LESSONS FROM THE
UK CUP TASTER CHAMP

So, I still cannot believe I won the SCAE UK Cup taster competition, in early November. Winning a competition like Cup Taster is different than a barista contest, or brewers cup. You won't become a superstar and be showered with products. I am like Cinderella, life is still the same afterwards, and I still have to lift coffee sacks in the roastery.

You might wonder what exactly this competition is about. Unlike barista competitions, or a brewers cup, where you have to find competition coffees, find the best brewing ratio or extraction, and likely prepare a speech about the coffee beverage you prepared, the Cup Taster is mainly based (unsurprisingly) on taste! Working on the principle of "odd one out". There are eight sets of coffees, with three cups in each set. Two of the three cups are identical coffees, with the last being different. This contest is primarily a challenge of the accuracy of your palette, and secondly, the time you take to perform the task.

 

This contest is primarily a challenge of the accuracy of your palette, and secondly, the time you take to perform the task.


Cup Taster was always THE competition I wanted to try. Compared to ratios, numbers and brewing accuracy, I am a more emotional person, when it comes to coffee. Taste means more to me, than anything. When drinking or consuming something, I always care about the "journey" through taste and aroma. This pushes me to explore more aspects of sensory, in life and work.


HOW DID I GET HERE?


Through sensory, I found I can engage in a truly emotional and artistic way, with coffee.

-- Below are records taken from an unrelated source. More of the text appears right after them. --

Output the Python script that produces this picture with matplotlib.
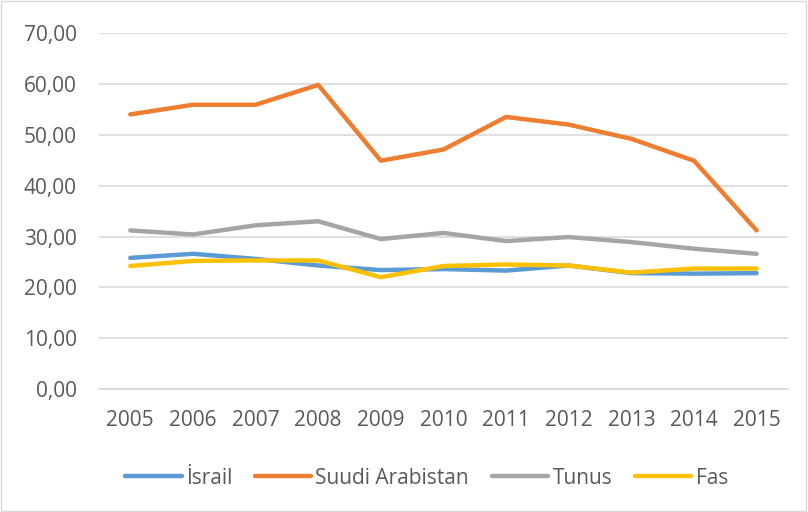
import matplotlib.pyplot as plt
from matplotlib.ticker import FuncFormatter
from matplotlib.patches import Rectangle

# Veriler
years = ['2005', '2006', '2007', '2008', '2009', '2010', '2011', '2012', '2013', '2014', '2015']
israil = [25.8, 26.6, 25.6, 24.3, 23.4, 23.6, 23.3, 24.3, 22.8, 22.7, 22.8]
suudi = [54.0, 55.9, 55.9, 59.8, 44.9, 47.1, 53.5, 52.0, 49.2, 44.9, 31.2]
tunus = [31.2, 30.4, 32.2, 33.0, 29.5, 30.7, 29.1, 29.9, 28.9, 27.6, 26.6]
fas = [24.2, 25.2, 25.3, 25.3, 22.0, 24.2, 24.5, 24.3, 22.9, 23.7, 23.7]

series = [
    ('İsrail', israil, '#5B9BD5'),
    ('Suudi Arabistan', suudi, '#ED7D31'),
    ('Tunus', tunus, '#A5A5A5'),
    ('Fas', fas, '#FFC000'),
]

plt.rcParams['font.family'] = ['Open Sans', 'DejaVu Sans']

fig = plt.figure(figsize=(8.08, 5.12), dpi=100)
ax = fig.add_axes([0.1225, 0.24, 0.8527, 0.6955])

x = range(len(years))
for name, vals, color in series:
    ax.plot(x, vals, color=color, lw=3.2, label=name, solid_capstyle='round')

ax.set_ylim(0, 70)
ax.set_yticks(range(0, 71, 10))
ax.yaxis.set_major_formatter(FuncFormatter(lambda v, p: f'{v:.2f}'.replace('.', ',')))
ax.set_xlim(-0.5, len(years) - 0.5)
ax.set_xticks(list(x))
ax.set_xticklabels(years)

ax.grid(axis='y', color='#D9D9D9', lw=1.2)
ax.set_axisbelow(True)
for s in ['top', 'right', 'left']:
    ax.spines[s].set_visible(False)
ax.spines['bottom'].set_color('#D9D9D9')
ax.spines['bottom'].set_linewidth(1.2)
ax.tick_params(axis='y', length=0, labelsize=15, colors='#595959', pad=16)
ax.tick_params(axis='x', length=0, labelsize=15, colors='#595959', pad=15)

fig.legend(loc='center', bbox_to_anchor=(0.528, 0.066), ncol=4, frameon=False,
           fontsize=15, labelcolor='#595959', handlelength=2.7, columnspacing=1.1,
           handletextpad=0.2)

fig.patches.append(Rectangle((0.001, 0.001), 0.997, 0.997, transform=fig.transFigure,
                             fill=False, edgecolor='#D9D9D9', lw=1))

fig.savefig('out.png', dpi=100)
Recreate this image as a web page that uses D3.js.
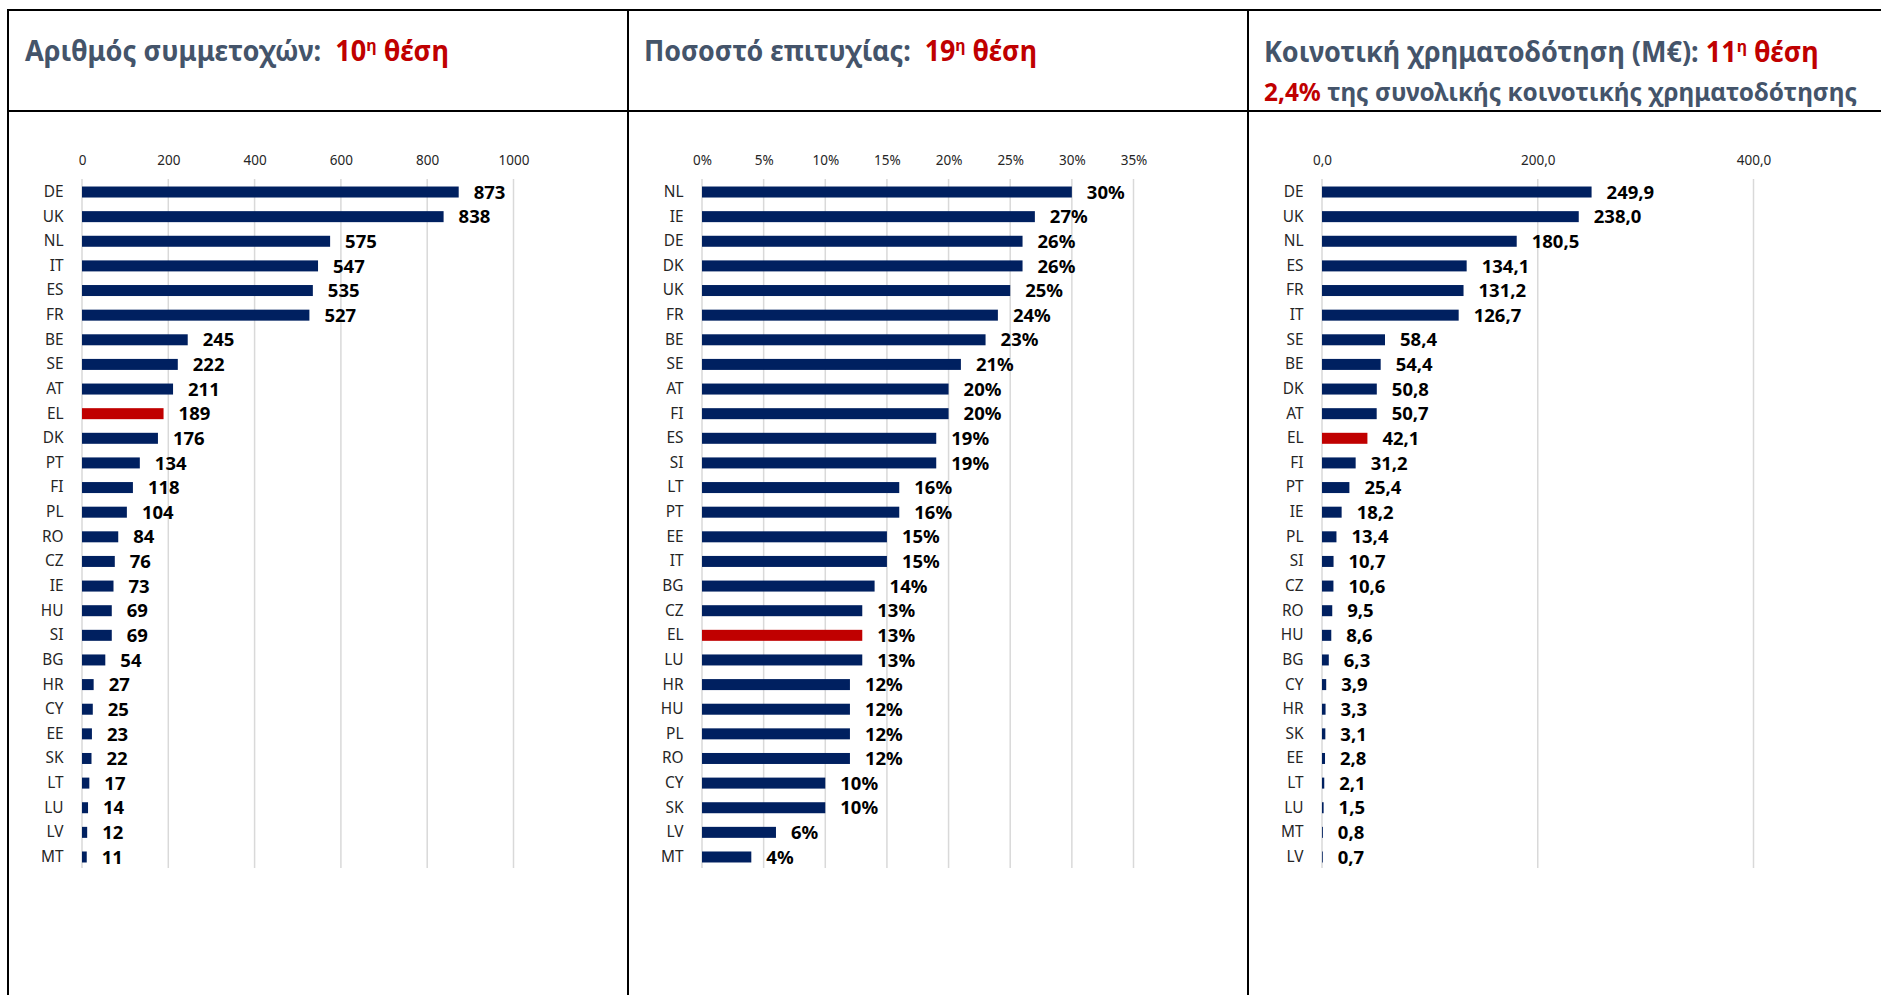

The idea of being able to taste different flavours, and experience mouthfeel in coffee, fascinated me. Throughout last year, I continuously challenged myself, through the sensory aspect of my coffee career. It wasn't until I passed my Q grader exam, that I realised I am skilled at tasting. This presented the possibility of forging a career, in this respect, which is an idea I had never considered. Through attending SCAE Sensory courses and acquiring a qualification as an AST in Sensory, I understand how to describe what I have tasted and have built up a constructive language to communicate with other coffee professionals. And now, I have successfully made my way through the UK Cup Taster competition, and am on my way to the worlds in June 2017, in Budapest.


To get where I am, right now, has been long battle and has required understanding of myself. Looking to my past, it is actually a difficult subject to discuss. I have previously struggled with bulimia. I won't go into detail because it was very difficult, and many times I thought I might never get better.


However, I accepted and embraced it, and see it as a blessing now. I would say it is the best thing that could have happened on me. It pushed me to accept and understand myself, and learn to cope with stress. Never before did I eat and drink as consciously as I do now. Sensory for me is a learning process that will last a lifetime, and I am grateful that I have this skill. Combining sensory and my passion of coffee, is indeed a perfect match for me.

MY REGULAR SENSORY TRAINING WITH FRIENDS. // Semi-final round. Great competitors from many different companies across the UK.

 

There were so many talented people in the competition, and they are truly exceptional at what they do. I compared myself to them and instantly felt so little, and frustrated about my own achievement. I was truly scared of not achieving my goals. Yet, I realised it is so silly to compare myself to another, because we are all coming from different backgrounds and experiences, and my fiercest competition was to face myself. During the competition, I tried to talk to myself and not to be emotionally bonded with the idea of winning. This removed any expectation, with regard to the outcome.


I treated every round as my normal production cupping, even the final! I let go of the burden of "I have to do well", and let go of the mistakes I made in the previous rounds, with only one clear mission: "Choose the odd one out." In the end, I walked away from the competition with not just the gold plated spoon and a trip to Budapest, but a self-fulfillment and confirmation that all the hard work and difficult personal development has truly paid off.


HOW DID I PREPARE FOR THE COMPETITION?


In June, while at University, I tried to join Caravan on their production cupping, twice or more per week, in order to keep myself sharp. Before the competition, I also trained myself in competitive methods, such as, coffee from the same farm, but different varietals. Or, the same region and varietals, just to force myself to search for minor differences. I did not give myself a hard time, despite regularly finding it a difficult task. In the end, it is only coffee. Furthermore, believing in myself also played a big part in the competition. Doubting and beating myself up, will never take me anywhere. I had to learn how to deal with the critical voice, that comes from within.

Production cupping at Caravan Coffee Roasters.

 

In a way, this competition is truly spiritual and was deeply challenging for me. I have come so far, and I believe you can do it, too. I cannot recommend this competition highly enough. And, suggest taking every opportunity to gain sensory practice, as it is the best way to connect with yourself and learn about your own abilities.